A 3-2 vote by the County Board of Supervisors to fund continued membership in the Tuolumne-Stanislaus Integrated Regional Water Management Plan failed to reach a necessary four-fifths majority to draw $4,960 from contingency funds to pay for an increase in annual dues to the organization.
The IRWMP is the mechanism required by the state Department of Water Resources to qualify for grants for infrastructure projects that improve water quality and reliability and prevent flooding . It brings together local governments, water providers, other agencies such as the U.S. Forest Service and nongovernmental organizations to develop long-range goals and plans within a particular watershed.
Though Calaveras has had success with its involvement in the counterpart Upper Mokelumne River Watershed Authority, Supervisor Merita Callaway, the board’s delegate to the Tuolumne-Stanislaus IRWMP, said it has been a more tedious and thus far fruitless haul farther south.
The group began with an unworkable 100-percent consensus requirement to approve projects for submittal for grant funding, Callaway said, which has since been reduced to a two-thirds majority. Supervisor Gary Tofanelli, Callaway’s IRWMP alternate who attended the latest meeting on her behalf, said the group, remains dysfunctional.
“In my opinion, it has not changed,” he said. “It doesn’t seem to me that they have in mind … to get this thing where it needs to be to even be competitive (for grants).”
Callaway was more hesitant to give up on it.
“You have to start somewhere,” she said, adding that there is no alternative route to securing funding through the state.
Tofanelli said the group has thus far come up with just 11 projects, mostly for the Tuolumne Utilities District, and none to benefit Calaveras County or its residents.
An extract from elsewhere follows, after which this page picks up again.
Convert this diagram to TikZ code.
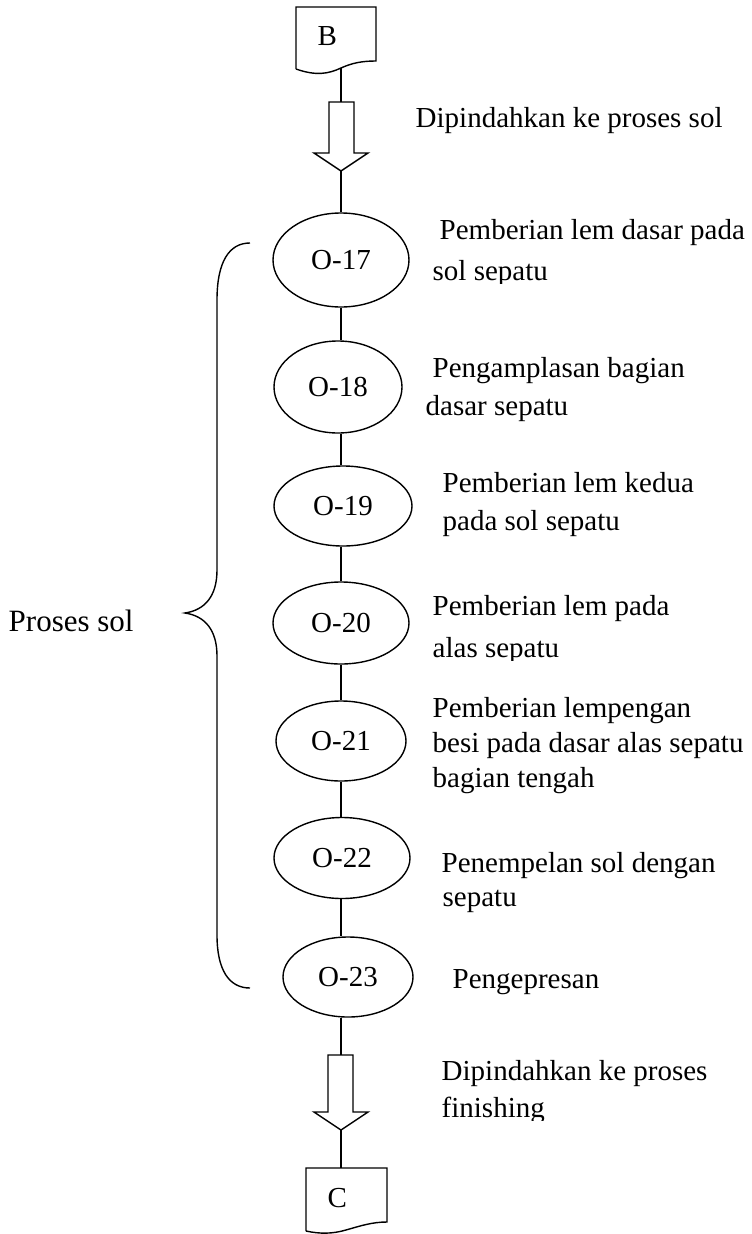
\documentclass[tikz,border=0pt]{standalone}
\usepackage{fontspec}
\setmainfont{Liberation Serif}
\usetikzlibrary{shapes.geometric}
\begin{document}
\begin{tikzpicture}[x=1pt,y=-1pt, line width=1.4pt,
  op/.style={draw, ellipse, inner sep=0pt, font=\fontsize{29}{35}\selectfont},
  lbl/.style={anchor=base west, inner sep=0pt, font=\fontsize{29}{35}\selectfont},
  doctext/.style={anchor=base west, inner sep=0pt, font=\fontsize{29}{35}\selectfont},
  blockarrow/.style={draw, line join=miter, fill=white}]
\useasboundingbox (0,0) rectangle (752,1234);

% start document B
\draw (296,69) -- (296,7) -- (376,7) -- (376,61)
  .. controls (362,61) and (352,63) .. (341,68)
  .. controls (328,74) and (316,76) .. (296,69);
\coordinate (Bout) at (341,68);
\node[doctext] (B) at (317,45) {B};

% block arrow into the sole process
\coordinate (A1top) at (341,102);
\coordinate (A1tip) at (341,171);
\draw[blockarrow] (329,102) -- (354,102) -- (354,153) -- (368,153) -- (341,171)
  -- (314,153) -- (329,153) -- cycle;
\draw (Bout) -- (A1top);

% operations
\node[op, minimum width=136pt, minimum height=94pt] (O17) at (341,260) {O-17};
\node[op, minimum width=128pt, minimum height=92pt] (O18) at (338,387) {O-18};
\node[op, minimum width=138pt, minimum height=80pt] (O19) at (343,506) {O-19};
\node[op, minimum width=136pt, minimum height=82pt] (O20) at (341,623) {O-20};
\node[op, minimum width=130pt, minimum height=80pt] (O21) at (341,741) {O-21};
\node[op, minimum width=136pt, minimum height=81pt] (O22) at (342,858) {O-22};
\node[op, minimum width=130pt, minimum height=80pt] (O23) at (348,977) {O-23};

\draw (A1tip) -- (A1tip |- O17.north);
\draw (O17.south) -- (O17.south |- O18.north);
\draw (O17.south |- O18.south) -- (O17.south |- O19.north);
\draw (O17.south |- O19.south) -- (O17.south |- O20.north);
\draw (O20.south) -- (O21.north);
\draw (O21.south) -- (O21.south |- O22.north);
\draw (O21.south |- O22.south) -- (O21.south |- O23.north);

% block arrow to finishing
\coordinate (A2top) at (341,1055);
\coordinate (A2tip) at (341,1130);
\draw (O21.south |- O23.south) -- (A2top);
\draw[blockarrow] (328,1055) -- (353,1055) -- (353,1112) -- (368,1112) -- (341,1130)
  -- (314,1112) -- (328,1112) -- cycle;

% end document C
\draw (306,1231) -- (306,1168) -- (387,1168) -- (387,1222)
  .. controls (372,1222) and (360,1226) .. (346,1230)
  .. controls (332,1234) and (320,1234) .. (306,1231);
\coordinate (Cin) at (341,1168);
\draw (A2tip) -- (Cin);
\node[doctext] (C) at (327,1207) {C};

% brace grouping the sole operations
\draw (250,243) .. controls (229,243) and (217,262) .. (217,300)
  -- (217,570) .. controls (217,596) and (205,610) .. (185,613)
  .. controls (205,616) and (217,630) .. (217,656)
  -- (217,935) .. controls (217,970) and (229,988) .. (250,988);
\node[anchor=base west, inner sep=0pt, font=\fontsize{31}{37}\selectfont] (group) at (8,631) {Proses sol};

% descriptions (some text frames cut off the descenders of their last line)
\node[lbl] (d1)   at (415,127) {Dipindahkan ke proses sol};
\node[lbl] (t17a) at (439,239) {Pemberian lem dasar pada};
\begin{scope}
  \clip (420,250) rectangle (752,283);
  \node[lbl] (t17b) at (432,280) {sol sepatu};
\end{scope}
\node[lbl] (t18a) at (432,377) {Pengamplasan bagian};
\node[lbl] (t18b) at (425,415) {dasar sepatu};
\node[lbl] (t19a) at (442,492) {Pemberian lem kedua};
\node[lbl] (t19b) at (442,530) {pada sol sepatu};
\node[lbl] (t20a) at (432,615) {Pemberian lem pada};
\begin{scope}
  \clip (420,630) rectangle (752,660);
  \node[lbl] (t20b) at (432,657) {alas sepatu};
\end{scope}
\node[lbl] (t21a) at (432,717) {Pemberian lempengan};
\node[lbl] (t21b) at (432,752) {besi pada dasar alas sepatu};
\node[lbl] (t21c) at (432,787) {bagian tengah};
\node[lbl] (t22a) at (441,872) {Penempelan sol dengan};
\node[lbl] (t22b) at (442,906) {sepatu};
\node[lbl] (t23)  at (452,988) {Pengepresan};
\node[lbl] (d2a)  at (441,1080) {Dipindahkan ke proses};
\begin{scope}
  \clip (420,1090) rectangle (752,1120);
  \node[lbl] (d2b)  at (441,1117) {finishing};
\end{scope}
\end{tikzpicture}
\end{document}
Supervisor Darren Spellman, who joined Tofanelli in voting no, took exception to the NGOs’ equal voting power in the IRWMP, particularly environmental groups like Sierra Club.
“Special interests, that are unelected, can put the kibosh on things,” Spellman said. “Their agenda is not an agenda. Their agenda is to derail any project … and take us back to the Stone Age. If they get the unelected special interest groups off the board, then I’d be in favor of it. We should be there.”
Supervisor Steve Wilensky expressed dismay that the group has not been able to duplicate UMRWA’s successes and productive working environment.
Wilensky said the Forest Service could stand to benefit greatly through the IRWMP for restoration projects in the Calaveras Ranger District.